Arrivati al traguardo, ciò che resta è solo un compendio di ricordi, visivi e sonori, di ciò che abbiamo visto percorrendo in bicicletta le enorme distese di questo mondo che sta per finire. E il nostro obiettivo, semplicemente, è quello di passare questi “documenti” a chi verrà dopo, impegnandoci a trasportare su carta tutto ciò che più ci ha colpito. E, spesso, è più facile a dirsi che a farsi.
Nient’altro. Tutto qui. Potremmo perdere qualche altra riga parlando di un frame rate ballerino che un po’ rovina la meraviglia dipinta da Season, o di controlli del veicolo un po’ legnosi negli spazi stretti, ma sarebbe una caduta di stile e di intenti. Ancora una volta, è impossibile trattare Season come un gioco normale, e proprio per questo non puo essere giudicato seguendo dei classici canoni.
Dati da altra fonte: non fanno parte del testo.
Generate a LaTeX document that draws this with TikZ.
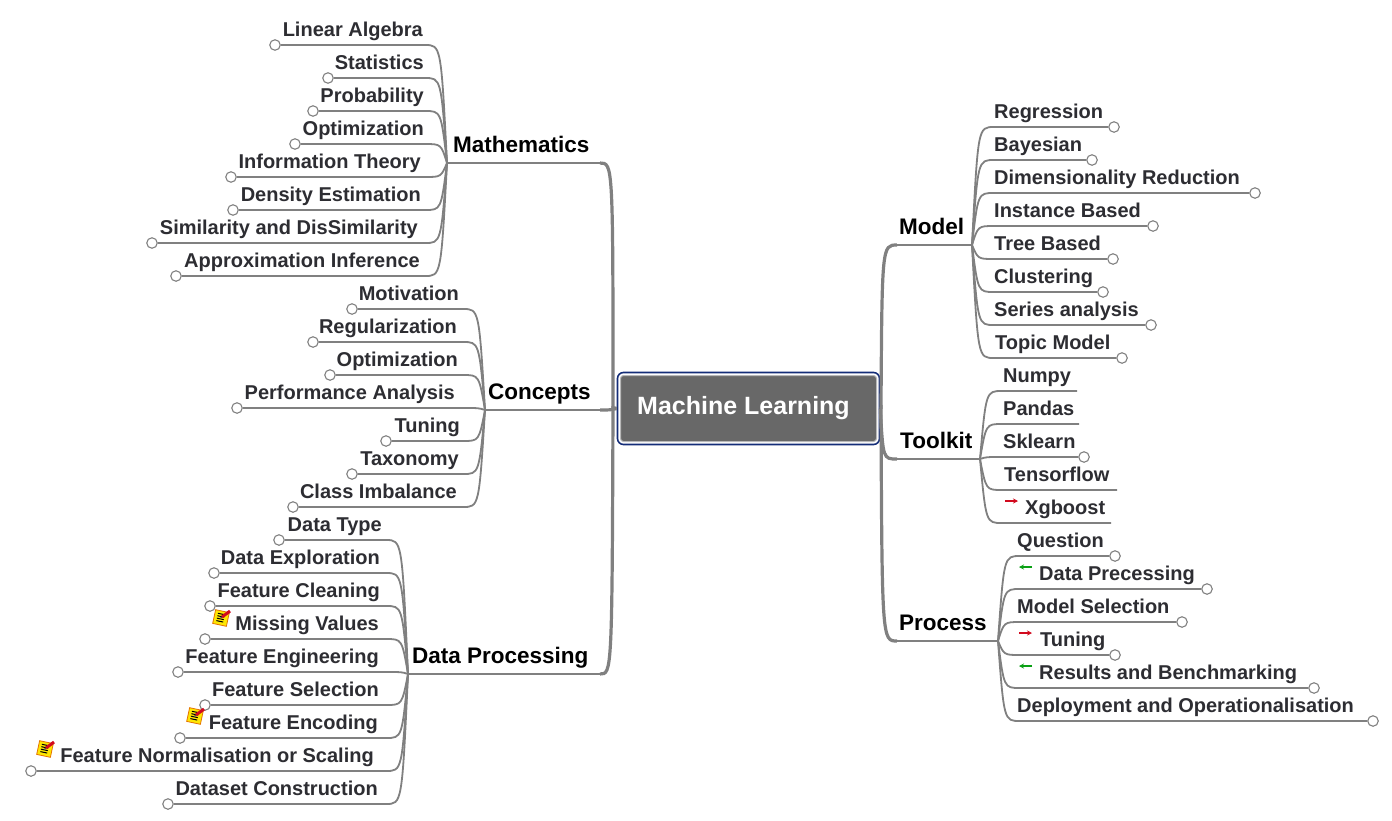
\documentclass[tikz,border=0pt]{standalone}
\usepackage{fontspec}
\setmainfont{Liberation Sans}
\usetikzlibrary{arrows.meta,calc,positioning}
\definecolor{leafink}{RGB}{45,45,50}
\definecolor{branchgray}{RGB}{128,128,128}
\definecolor{rootgray}{RGB}{104,104,104}
\definecolor{rootnavy}{RGB}{20,45,120}
\definecolor{markred}{RGB}{210,10,30}
\definecolor{markgreen}{RGB}{10,160,20}
\tikzset{
  leaftext/.style={inner sep=0pt,text=leafink,font=\fontsize{20}{24}\selectfont\bfseries},
  branchtext/.style={inner sep=0pt,text=black,font=\fontsize{22.5}{26}\selectfont\bfseries},
  leafdot/.style={circle,draw=branchgray,fill=white,line width=1.1pt,minimum size=10.5pt,inner sep=0pt},
  leafline/.style={draw=branchgray,line width=1.8pt},
  underline/.style={draw=branchgray,line width=1.5pt},
  trunkline/.style={draw=branchgray,line width=3.2pt},
  rootbox/.style={draw=rootnavy,line width=1.6pt,fill=white,rounded corners=6pt,minimum width=262pt,minimum height=72pt,inner sep=0pt},
  rootfill/.style={draw=gray!55,line width=1pt,fill=rootgray,rounded corners=3pt,minimum width=256pt,minimum height=66pt,inner sep=0pt},
  roottext/.style={inner sep=0pt,text=white,font=\fontsize{25}{29}\selectfont\bfseries},
  markarrow/.style={-{Stealth[length=5pt,width=5pt]},line width=1.4pt},
  noteicon/.pic={
    \fill[yellow!90!orange,draw=orange!90!black,line width=0.8pt,rotate=-12] (-7,-7) rectangle (7,7);
    \foreach \k in {-4,-1.5,1,3.5}
      \draw[black,line width=1pt,rotate=-12] (-4,\k) -- (3,\k);
    \draw[markred,line width=3pt] (1,-1) -- (9,-7);
    \draw[black!70,line width=1pt] (-1,0.5) -- (1,-1);
  },
}

\begin{document}
\begin{tikzpicture}[x=1pt,y=-1pt]
  \useasboundingbox (0,0) rectangle (1392,820);
  \fill[white] (0,0) rectangle (1392,820);

  \node[rootbox] (root) at (748.5,408.5) {};
  \node[rootfill] (rootin) at (root) {};
  \node[roottext] (roottxt) at (743.5,408) {Machine Learning};

  % left side
  \node[branchtext,anchor=base west] (math) at (453,152) {Mathematics};
  \coordinate (mathhub) at (447,163);
  \coordinate (mathbend) at (600,163);
  \draw[underline] (mathhub) -- (mathbend);
  \draw[trunkline] (root.west) -- (613,408) .. controls (613,163) .. (mathbend);
  \foreach \ly/\cx/\rx/\txt [count=\i] in {
    45/275/423/Linear Algebra,
    78/328/424/Statistics,
    111/313/424/Probability,
    144/295/424/Optimization,
    177/231/421/Information Theory,
    210/233/421/Density Estimation,
    243/152/418/Similarity and DisSimilarity,
    276/176/420/Approximation Inference} {
    \node[leaftext,anchor=base east] (math\i) at (\rx,\ly-9) {\txt};
    \node[leafdot] (mathdot\i) at (\cx,\ly) {};
    \draw[leafline] (mathhub) .. controls (441,\ly) .. (425,\ly) -- (mathdot\i);
  }

  \node[branchtext,anchor=base west] (conc) at (488,399) {Concepts};
  \coordinate (conchub) at (485,410);
  \coordinate (concbend) at (600,410);
  \draw[underline] (conchub) -- (concbend);
  \draw[trunkline] (root.west) .. controls (610,410) .. (concbend);
  \foreach \ly/\cx/\rx/\txt [count=\i] in {
    309/352/459/Motivation,
    342/313/457/Regularization,
    375/330/458/Optimization,
    408/237/455/Performance Analysis,
    441/386/460/Tuning,
    474/352/459/Taxonomy,
    507/293/457/Class Imbalance} {
    \node[leaftext,anchor=base east] (conc\i) at (\rx,\ly-9) {\txt};
    \node[leafdot] (concdot\i) at (\cx,\ly) {};
    \draw[leafline] (conchub) .. controls (479,\ly) .. (463,\ly) -- (concdot\i);
  }

  \node[branchtext,anchor=base west] (data) at (412,663) {Data Processing};
  \coordinate (datahub) at (408,674);
  \coordinate (databend) at (600,674);
  \draw[underline] (datahub) -- (databend);
  \draw[trunkline] (root.west) -- (613,408) .. controls (612,674) .. (databend);
  \foreach \ly/\cx/\rx/\txt [count=\i] in {
    540/279/382/Data Type,
    573/214/380/Data Exploration,
    606/210/380/Feature Cleaning,
    639/205/379/Missing Values,
    672/178/379/Feature Engineering,
    705/205/379/Feature Selection,
    738/180/378/Feature Encoding,
    771/31/374/Feature Normalisation or Scaling,
    804/168/378/Dataset Construction} {
    \node[leaftext,anchor=base east] (data\i) at (\rx,\ly-9) {\txt};
    \node[leafdot] (datadot\i) at (\cx,\ly) {};
    \draw[leafline] (datahub) .. controls (402,\ly) .. (386,\ly) -- (datadot\i);
  }
  \pic at (221,618) {noteicon};
  \pic at (195,716) {noteicon};
  \pic at (45,749) {noteicon};

  % right side
  \node[branchtext,anchor=base west] (model) at (899,234) {Model};
  \coordinate (modelhub) at (972,245);
  \coordinate (modelbend) at (897,245);
  \draw[underline] (modelbend) -- (modelhub);
  \draw[trunkline] (root.east) -- (881,408) .. controls (882,245) .. (modelbend);
  \foreach \ly/\cx/\lx/\txt [count=\i] in {
    127/1114/994/Regression,
    160/1092/994/Bayesian,
    193/1255/994/Dimensionality Reduction,
    226/1153/994/Instance Based,
    259/1113/994/Tree Based,
    292/1103/994/Clustering,
    325/1151/994/Series analysis,
    358/1122/995/Topic Model} {
    \node[leaftext,anchor=base west] (model\i) at (\lx,\ly-9) {\txt};
    \node[leafdot] (modeldot\i) at (\cx,\ly) {};
    \draw[leafline] (modelhub) .. controls (978,\ly) .. (994,\ly) -- (modeldot\i);
  }

  \node[branchtext,anchor=base west] (tool) at (900,448) {Toolkit};
  \coordinate (toolhub) at (980,459);
  \coordinate (toolbend) at (897,459);
  \draw[underline] (toolbend) -- (toolhub);
  \draw[trunkline] (root.east) .. controls (883,459) .. (toolbend);
  \foreach \ly/\ex/\lx/\txt [count=\i] in {
    391/1077/1003/Numpy,
    424/1079/1003/Pandas,
    490/1117/1004/Tensorflow,
    523/1111/1025/Xgboost} {
    \node[leaftext,anchor=base west] (tool\i) at (\lx,\ly-9) {\txt};
    \coordinate (toolend\i) at (\ex,\ly);
    \draw[leafline] (toolhub) .. controls (986,\ly) .. (1002,\ly) -- (toolend\i);
  }
  \node[leaftext,anchor=base west] (sklearn) at (1003,448) {Sklearn};
  \node[leafdot] (sklearndot) at (1084,457) {};
  \draw[leafline] (toolhub) .. controls (986,457) .. (1002,457) -- (sklearndot);
  \draw[markarrow,markred] (1005,501) -- (1018,501);

  \node[branchtext,anchor=base west] (proc) at (899,630) {Process};
  \coordinate (prochub) at (998,641);
  \coordinate (procbend) at (897,641);
  \draw[underline] (procbend) -- (prochub);
  \draw[trunkline] (root.east) -- (881,408) .. controls (882,641) .. (procbend);
  \foreach \ly/\cx/\lx/\txt [count=\i] in {
    556/1115/1017/Question,
    589/1207/1039/Data Precessing,
    622/1182/1017/Model Selection,
    655/1115/1040/Tuning,
    688/1314/1039/Results and Benchmarking,
    721/1373/1017/Deployment and Operationalisation} {
    \node[leaftext,anchor=base west] (proc\i) at (\lx,\ly-9) {\txt};
    \node[leafdot] (procdot\i) at (\cx,\ly) {};
    \draw[leafline] (prochub) .. controls (1004,\ly) .. (1020,\ly) -- (procdot\i);
  }
  \draw[markarrow,markgreen] (1032,567) -- (1019,567);
  \draw[markarrow,markred] (1019,633) -- (1032,633);
  \draw[markarrow,markgreen] (1032,666) -- (1019,666);
\end{tikzpicture}
\end{document}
Al contrario, dategli fiducia e potreste ritrovarvi di fronte una delle avventure più intime e personali degli ultimi anni. La riprova che il videogioco può assumere tante forme e che l’interazione può seguire altrettante differenti strade, per portare su schermo tipologie differenti di avventure che neanche mai avremmo immaginato prima.
Nel peggiore dei casi, troverete un gioco inutile e senza un reale scopo. Nel migliore, finirete per ragionare su cosa implichi vivere pur sapendo che è tutto inutile. E che a volte è proprio vivere questa inutilità, e poi raccontarla a chi prenderà il nostro posto, il vero motivo per cui siamo tutti qui.